Usage trends can also guide prioritization. Features that see high engagement should be refined and expanded. Those with little use may warrant deprecation or rework. Regular user interviews and feedback surveys can complement quantitative data, offering deeper insight into developer needs.

Promoting IDP Adoption Based on Metrics

Adoption doesn’t happen organically; it must be driven. Use usage data to guide enablement initiatives. If one team shows high engagement, document their workflows and promote them as best practices. Offer workshops or brown bags on underused features that offer high potential value.

Gamification elements like usage badges or team benchmarks can create friendly competition. Integrating usage metrics into quarterly engineering OKRs or platform health reviews ensures IDP performance remains a strategic priority.

Security, Governance, and Compliance Considerations

Measuring usage also has implications for compliance. Tracking who creates services, what permissions are granted, and whether templates are followed can help enforce governance policies. Usage metrics can flag violations, such as shadow services created outside compliance guidelines.
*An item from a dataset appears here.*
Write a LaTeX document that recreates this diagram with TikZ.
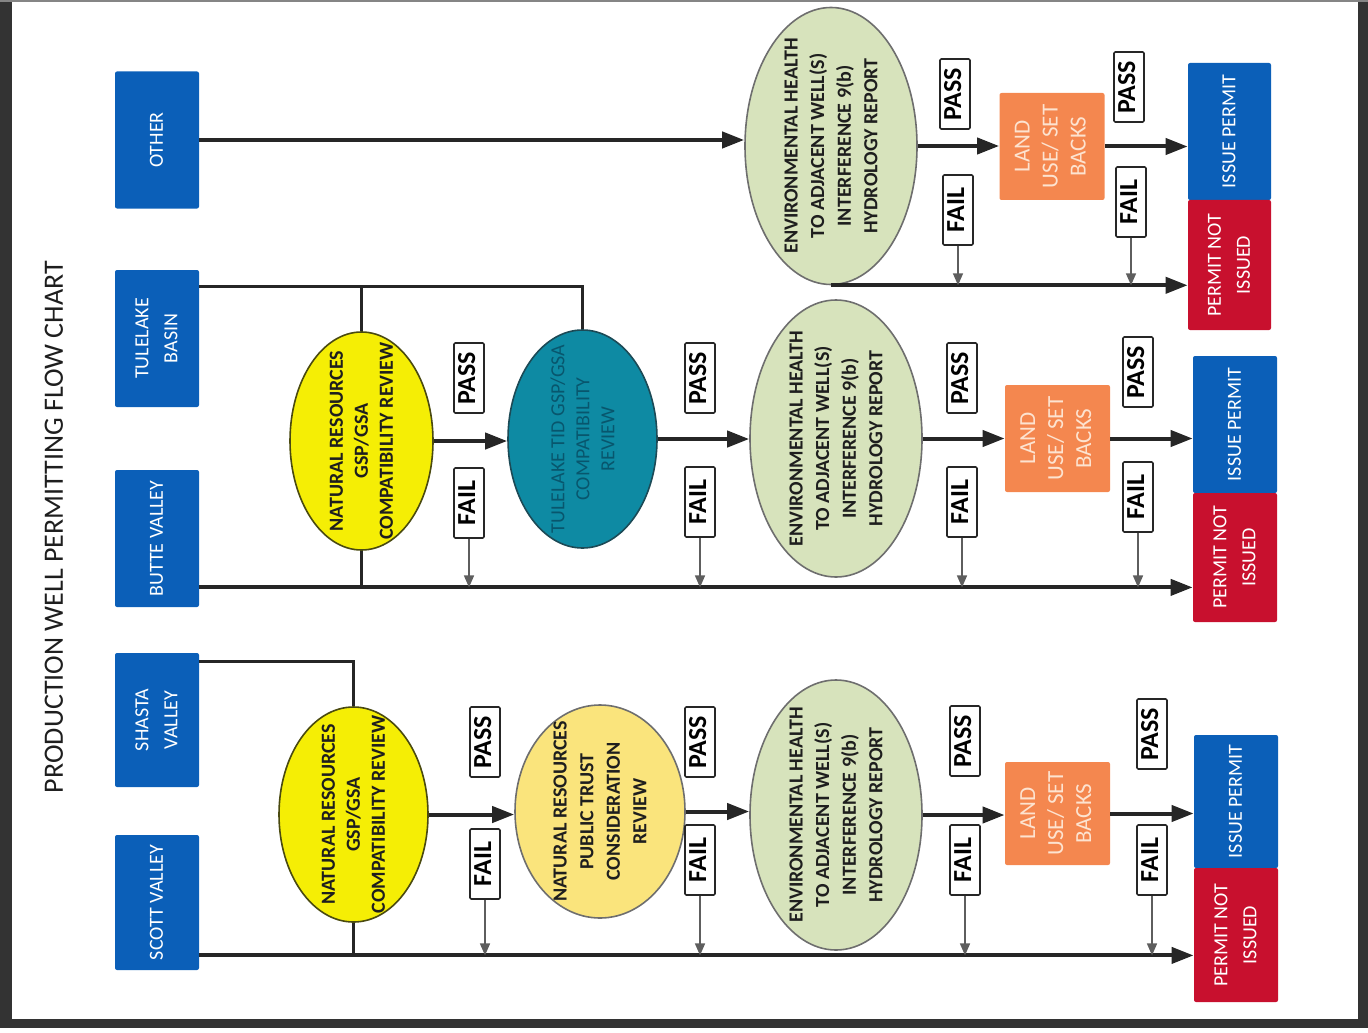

Automating alerts for anomalous behavior ensures portal usage remains secure and aligned with company standards. Visibility into access patterns also supports audit trails and regulatory reporting.

In Summary

Understanding how your internal developer portal is used is critical to maximizing its value. By tracking key usage metrics, collecting actionable insights, and adapting the portal based on real behavior, platform teams can ensure their IDP enhances developer productivity, supports secure operations, and drives organizational efficiency.

Harness offers an Internal Developer Portal built by platform engineers and tailored for developers. With embedded usage analytics and actionable insights, teams can continuously improve adoption and align their IDP with business goals.

FAQ

What is an internal developer portal?

An internal developer portal is a centralized platform where developers access services, tools, documentation, and automation needed for software delivery.

Why is it essential to measure IDP usage?

Measuring usage ensures that the portal effectively serves developers, identifies adoption gaps, and provides data to improve functionality and engagement.

What are standard metrics to track IDP usage?

Metrics include active users, search engagement, time to service creation, onboarding completion, and API usage patterns.

How can I increase developer portal adoption?

Use data to identify friction points, improve onboarding, promote success stories, offer training, and align the portal’s value with developer needs.

Can usage data help with security and compliance?

Tracking usage supports governance by identifying unauthorized access, monitoring template adherence, and generating audit trails.